One of the first articles posted to SIP Sessions discussed Postel’s Maxim, also known as the Robustness Principle:
Be conservative in what you do, be liberal in what you accept from others.
That article gave examples of how robustness declines when individual implementations don’t follow that principle. Today, I’d like to explore how the principle helps large systems and architectural design.
Imagine a system where all of the elements present are following this principle. Then introduce a single new element that doesn’t.
- An element not following the first part of the principle will not be careful with what it emits. It might emit things that force edge conditions to occur, or even outright violate the protocols the system is using. The system as a whole will continue to behave robustly. Being liberal in what they receive, the remaining elements will forgive as much protocol violation as they can without emitting non-conformant messages themselves. They will have anticipated gracefully handling edge conditions. The system as a whole will not be significantly perturbed by the new element, and for the most part, the new element is likely to get whatever services it wanted.

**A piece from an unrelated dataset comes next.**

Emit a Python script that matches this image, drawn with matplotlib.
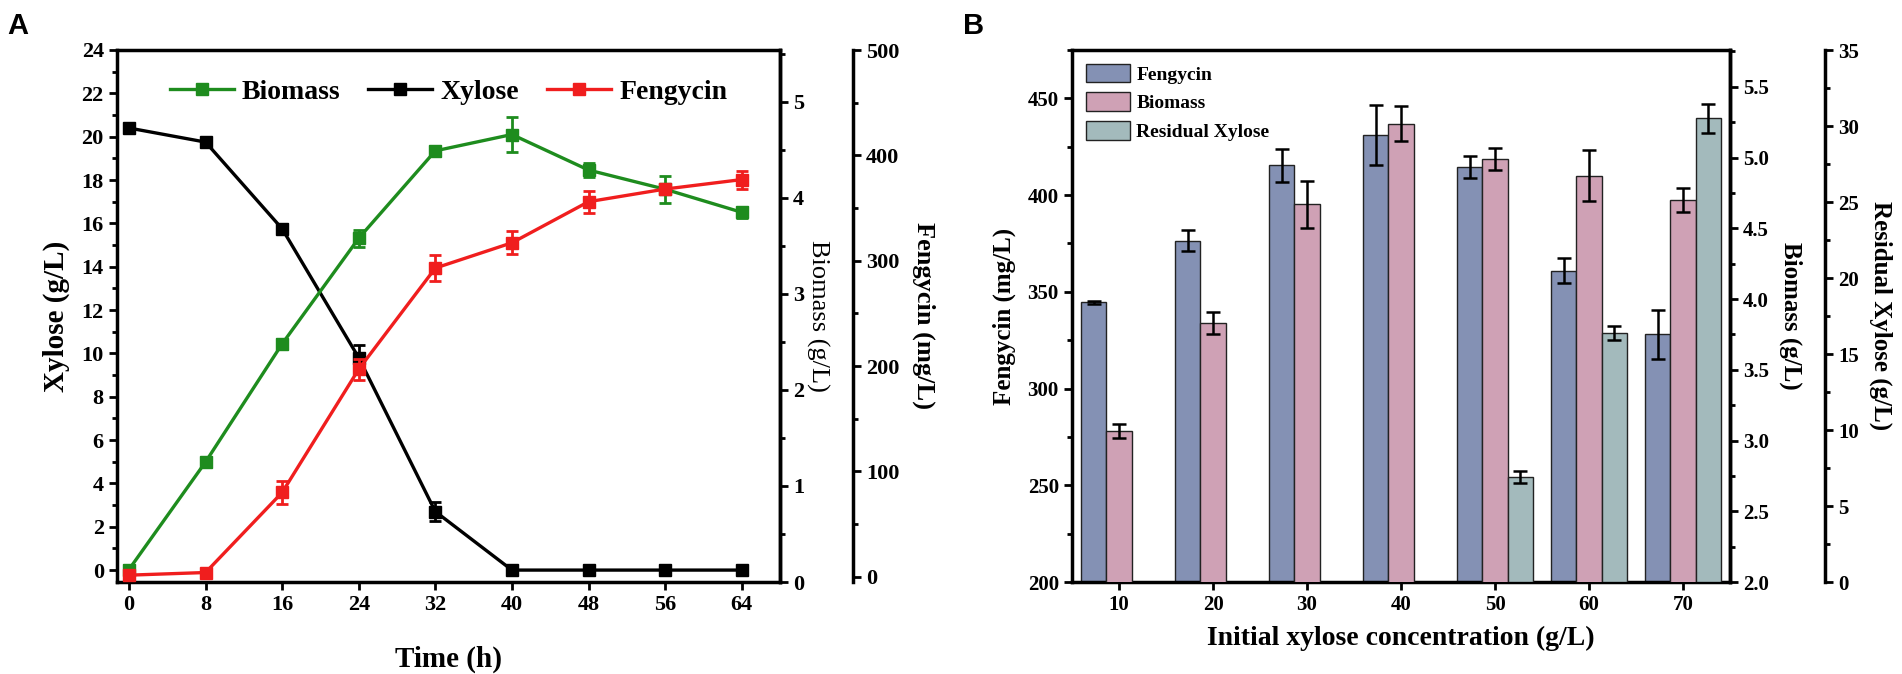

- An element not following the second part of the principle will be over-sensitive to variations in the messages from others. In the perfect system discussed so far, all the other elements are being careful to send conforming messages, so the new element’s brittleness won’t be exposed. The system continues to work robustly, at least until the rest of the system starts to evolve.
Now take the same system and introduce a very large number (enough to be a majority) of new elements that don’t follow this principle.
- If the new elements are not conservative in what they emit, the entire system is placed under strain. The previous elements are now executing exception code as part of normal operation. Edge cases become the norm for them. The system no longer meets the expectations used to make optimization decisions in the original elements. In many cases, however, the system still won’t fail. But the robustness has been removed – used up. The next wave of non-conformance has a much higher chance of bringing the system down.
- If the new elements are overly sensitive to what they receive, the strain is not (initially) so great. Because the original elements are conservative, this sensitivity isn’t exercised and the system will seem unperturbed. But then someone will have a bright idea and introduce a new, standard behavior into the system. These new elements, and remember they are the majority, will not accept this new behavior. A forklift upgrade of all of them will be required before a single new element trying to exercise this new behavior can be expected to work.
In short, a system that takes advantage of the robustness principle can survive even a large number of ill-behaved participants, but the cost is becoming brittle.
It’s easy to overlook this resulting brittleness when trying to solve any particular problem in isolation. It might be tempting to say – “Well, it’s ok if we violate this part of the specification, because this other part of the specification says conformant elements must not break if we behave this way.” This is a trap. It’s like saying “I can speed through every intersection, even if the lights are red, because the law says other drivers are required to make sure the intersection is safe to enter before doing so.” It’s even worse for a specification or an operational policy to encourage violating half of the robustness principle this way. That’s like having a driving school telling its students to run through all the red lights.
Hey, it would work if the rest of the system were perfect in executing the “make sure the intersection is safe” rule.
That’s where reality tears the notion down. The system I had you imagine at the beginning of the two exercises above cannot exist
in the real world. Real systems will have imperfections. Systems that use the robustness principle make it less likely that those imperfections will result in failure. Introducing elements that don’t follow the principle negates that robustness, and in real systems, will cause those systems to fail.